For those of you who have never had the blessing of a Chick-Fil-A sandwich, let me tell you two things: 1. YOU ARE MISSING OUT! and 2. every chicken sandwich at Chick-Fil-A has three pickles, unless specifically requested without (and to that, I ask, “WHY? WHY WOULD YOU MESS WITH A GOOD THING?”) You can imagine how many pickles a restaurant like the free standing unit at which Jonathan works, which sells upward of three to four thousand sandwiches in a day, consumes. They literally buy them in five gallon pails.
Just before I left for Canada, I expressed a desire for large plastic containers in which to store toys. When I got home there were five white pickle pails waiting for me. Now remember, these are pails that had pickles and brine on the inside, and were stored in a restaurant that fries chicken in peanut oil 16 hours a day, so you can imagine what the inside smelled like, and the outside looked like. I put them in my guest shower with some hot soapy water and a lot of elbow grease, and I scrubbed. Last night I left them upside down on the porch to dry and this morning I spray painted them. (Yes, I used spray paint for plastic.)
I quickly realized that spray paint was not the material for this purpose, but my front living room was ankle deep in small animals and little people of varying sizes and merchandising licenses (in fact, Anakin Skywalker was resting his head on Dora’s lap, the last I spotted them) and I was motivated to rectify the situation. Once the paint (uneven and patchy as it was) had dried, I brought the pails in, labeled them with sticky foam letters, and filled one with animals, one with people and one with accessories (Dora’s ladder, the fences for the zoo, the beds and chairs for the tiny doll house . . . you get the idea.)

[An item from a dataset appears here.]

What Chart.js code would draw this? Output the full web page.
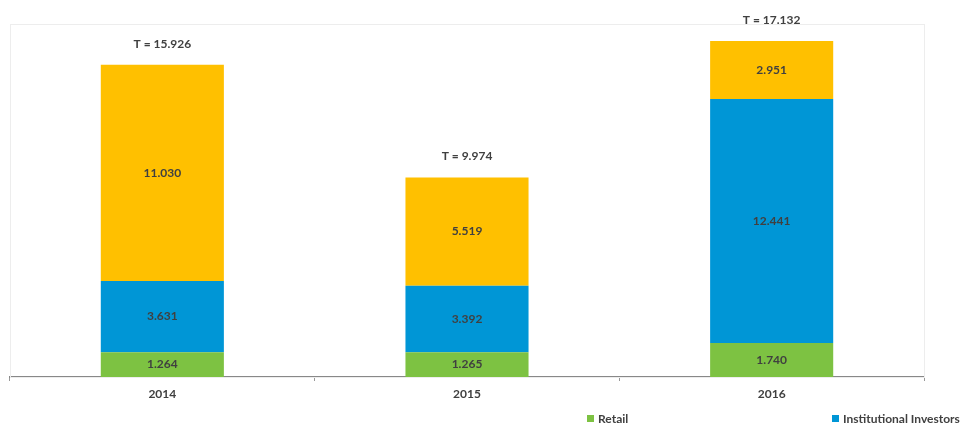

I was so proud. I felt so accomplished.
Until the mackerdoodle, holding the fisher price zoo in one hand, looked at the pickle bucket, looked at me and said, “Mama, where the polar bear go?”
On to plan B.
I emptied the pickle buckets. (It pained me to do so, but organization only works if it works. If you know what I mean.) I sorted the items into any specific groups that the mackerdoodle likes to keep together – the zoo animals, Dora and her entourage and the family and accessories for the little doll house – and put everything that didn’t fit into those categories back into the pickle buckets. I then took a picture of each of the larger home for these three sets. I printed each picture (YAY for digital cameras and color printers) and taped them over the labels of three Folgers Ground Coffee canisters.
With the mackerdoodle’s help this time, we transferred the toys into the matching canister. Sadly this left Anakin in a pickle bucket and Dora in a coffee tin, but I don’t think he was a good influence on her anyway, so it’s probably for the best.
Once the new organizational system was established, the mackerdoodle looked at me, a lizard in one hand and a small doll in the other. She said “mmmmmmm. smells like pickle.”